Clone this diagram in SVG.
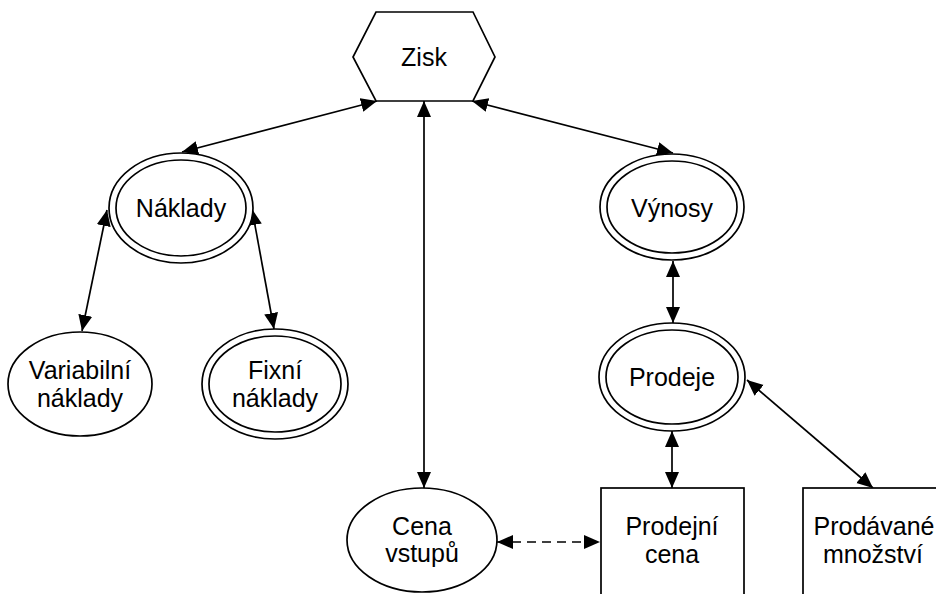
<svg xmlns="http://www.w3.org/2000/svg" width="936" height="594" viewBox="0 0 936 594">
  <style>
    .shape { fill: #ffffff; stroke: #000000; stroke-width: 1.7; }
    .label { font-family: "Liberation Sans", Arial, sans-serif; font-size: 25px; fill: #000000; text-anchor: middle; }
    .link { stroke: #000000; stroke-width: 1.7; fill: none; marker-start: url(#arrow); marker-end: url(#arrow); }
    .dashed { stroke-dasharray: 9 6; }
  </style>
  <defs>
    <marker id="arrow" markerUnits="userSpaceOnUse" markerWidth="18" markerHeight="16" refX="16" refY="7" orient="auto-start-reverse">
      <path d="M0,0 L16,7 L0,14 z" fill="#000000"/>
    </marker>
  </defs>

  <rect width="936" height="594" fill="#ffffff"/>

  <!-- connectors -->
  <g id="connectors">
    <line class="link" x1="377" y1="101" x2="182" y2="152"/>
    <line class="link" x1="472" y1="101" x2="673" y2="153"/>
    <line class="link" x1="424" y1="101" x2="424" y2="488"/>
    <line class="link" x1="107" y1="210" x2="82" y2="331"/>
    <line class="link" x1="252" y1="209" x2="274" y2="329"/>
    <line class="link" x1="673" y1="261" x2="673" y2="323"/>
    <line class="link" x1="672" y1="431" x2="672" y2="488"/>
    <line class="link" x1="747" y1="380" x2="873" y2="488"/>
    <line class="link dashed" x1="497" y1="542" x2="600" y2="542"/>
  </g>

  <!-- nodes -->
  <g id="zisk">
    <polygon class="shape" points="376,12 473,12 495,57 473,101 376,101 353,57"/>
    <text class="label" x="424" y="66">Zisk</text>
  </g>

  <g id="naklady">
    <ellipse class="shape" cx="181" cy="208" rx="72" ry="55"/>
    <ellipse class="shape" cx="181" cy="208" rx="65" ry="48"/>
    <text class="label" x="181" y="217">Náklady</text>
  </g>

  <g id="vynosy">
    <ellipse class="shape" cx="672" cy="207" rx="72" ry="53"/>
    <ellipse class="shape" cx="672" cy="207" rx="65" ry="46"/>
    <text class="label" x="672" y="217">Výnosy</text>
  </g>

  <g id="variabilni-naklady">
    <ellipse class="shape" cx="80" cy="384" rx="72" ry="52"/>
    <text class="label" x="80" y="379">Variabilní</text>
    <text class="label" x="80" y="407">náklady</text>
  </g>

  <g id="fixni-naklady">
    <ellipse class="shape" cx="275" cy="384" rx="73" ry="55"/>
    <ellipse class="shape" cx="275" cy="384" rx="66" ry="48"/>
    <text class="label" x="275" y="379">Fixní</text>
    <text class="label" x="275" y="407">náklady</text>
  </g>

  <g id="prodeje">
    <ellipse class="shape" cx="672" cy="377" rx="73" ry="54"/>
    <ellipse class="shape" cx="672" cy="377" rx="66" ry="47"/>
    <text class="label" x="672" y="386">Prodeje</text>
  </g>

  <g id="cena-vstupu">
    <ellipse class="shape" cx="422" cy="540" rx="75" ry="52"/>
    <text class="label" x="422" y="535">Cena</text>
    <text class="label" x="422" y="562">vstupů</text>
  </g>

  <g id="prodejni-cena">
    <rect class="shape" x="601" y="488" width="143" height="130"/>
    <text class="label" x="672" y="535">Prodejní</text>
    <text class="label" x="672" y="563">cena</text>
  </g>

  <g id="prodavane-mnozstvi">
    <rect class="shape" x="803" y="488" width="143" height="130"/>
    <text class="label" x="874" y="535">Prodávané</text>
    <text class="label" x="873" y="563">množství</text>
  </g>
</svg>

=====

EXERCISE AIM: Exclude the images, then output the data above word for word.

RESPONSE TO THIS TASK:
Clone this diagram in SVG.
<svg xmlns="http://www.w3.org/2000/svg" width="936" height="594" viewBox="0 0 936 594">
  <style>
    .shape { fill: #ffffff; stroke: #000000; stroke-width: 1.7; }
    .label { font-family: "Liberation Sans", Arial, sans-serif; font-size: 25px; fill: #000000; text-anchor: middle; }
    .link { stroke: #000000; stroke-width: 1.7; fill: none; marker-start: url(#arrow); marker-end: url(#arrow); }
    .dashed { stroke-dasharray: 9 6; }
  </style>
  <defs>
    <marker id="arrow" markerUnits="userSpaceOnUse" markerWidth="18" markerHeight="16" refX="16" refY="7" orient="auto-start-reverse">
      <path d="M0,0 L16,7 L0,14 z" fill="#000000"/>
    </marker>
  </defs>

  <rect width="936" height="594" fill="#ffffff"/>

  <!-- connectors -->
  <g id="connectors">
    <line class="link" x1="377" y1="101" x2="182" y2="152"/>
    <line class="link" x1="472" y1="101" x2="673" y2="153"/>
    <line class="link" x1="424" y1="101" x2="424" y2="488"/>
    <line class="link" x1="107" y1="210" x2="82" y2="331"/>
    <line class="link" x1="252" y1="209" x2="274" y2="329"/>
    <line class="link" x1="673" y1="261" x2="673" y2="323"/>
    <line class="link" x1="672" y1="431" x2="672" y2="488"/>
    <line class="link" x1="747" y1="380" x2="873" y2="488"/>
    <line class="link dashed" x1="497" y1="542" x2="600" y2="542"/>
  </g>

  <!-- nodes -->
  <g id="zisk">
    <polygon class="shape" points="376,12 473,12 495,57 473,101 376,101 353,57"/>
    <text class="label" x="424" y="66">Zisk</text>
  </g>

  <g id="naklady">
    <ellipse class="shape" cx="181" cy="208" rx="72" ry="55"/>
    <ellipse class="shape" cx="181" cy="208" rx="65" ry="48"/>
    <text class="label" x="181" y="217">Náklady</text>
  </g>

  <g id="vynosy">
    <ellipse class="shape" cx="672" cy="207" rx="72" ry="53"/>
    <ellipse class="shape" cx="672" cy="207" rx="65" ry="46"/>
    <text class="label" x="672" y="217">Výnosy</text>
  </g>

  <g id="variabilni-naklady">
    <ellipse class="shape" cx="80" cy="384" rx="72" ry="52"/>
    <text class="label" x="80" y="379">Variabilní</text>
    <text class="label" x="80" y="407">náklady</text>
  </g>

  <g id="fixni-naklady">
    <ellipse class="shape" cx="275" cy="384" rx="73" ry="55"/>
    <ellipse class="shape" cx="275" cy="384" rx="66" ry="48"/>
    <text class="label" x="275" y="379">Fixní</text>
    <text class="label" x="275" y="407">náklady</text>
  </g>

  <g id="prodeje">
    <ellipse class="shape" cx="672" cy="377" rx="73" ry="54"/>
    <ellipse class="shape" cx="672" cy="377" rx="66" ry="47"/>
    <text class="label" x="672" y="386">Prodeje</text>
  </g>

  <g id="cena-vstupu">
    <ellipse class="shape" cx="422" cy="540" rx="75" ry="52"/>
    <text class="label" x="422" y="535">Cena</text>
    <text class="label" x="422" y="562">vstupů</text>
  </g>

  <g id="prodejni-cena">
    <rect class="shape" x="601" y="488" width="143" height="130"/>
    <text class="label" x="672" y="535">Prodejní</text>
    <text class="label" x="672" y="563">cena</text>
  </g>

  <g id="prodavane-mnozstvi">
    <rect class="shape" x="803" y="488" width="143" height="130"/>
    <text class="label" x="874" y="535">Prodávané</text>
    <text class="label" x="873" y="563">množství</text>
  </g>
</svg>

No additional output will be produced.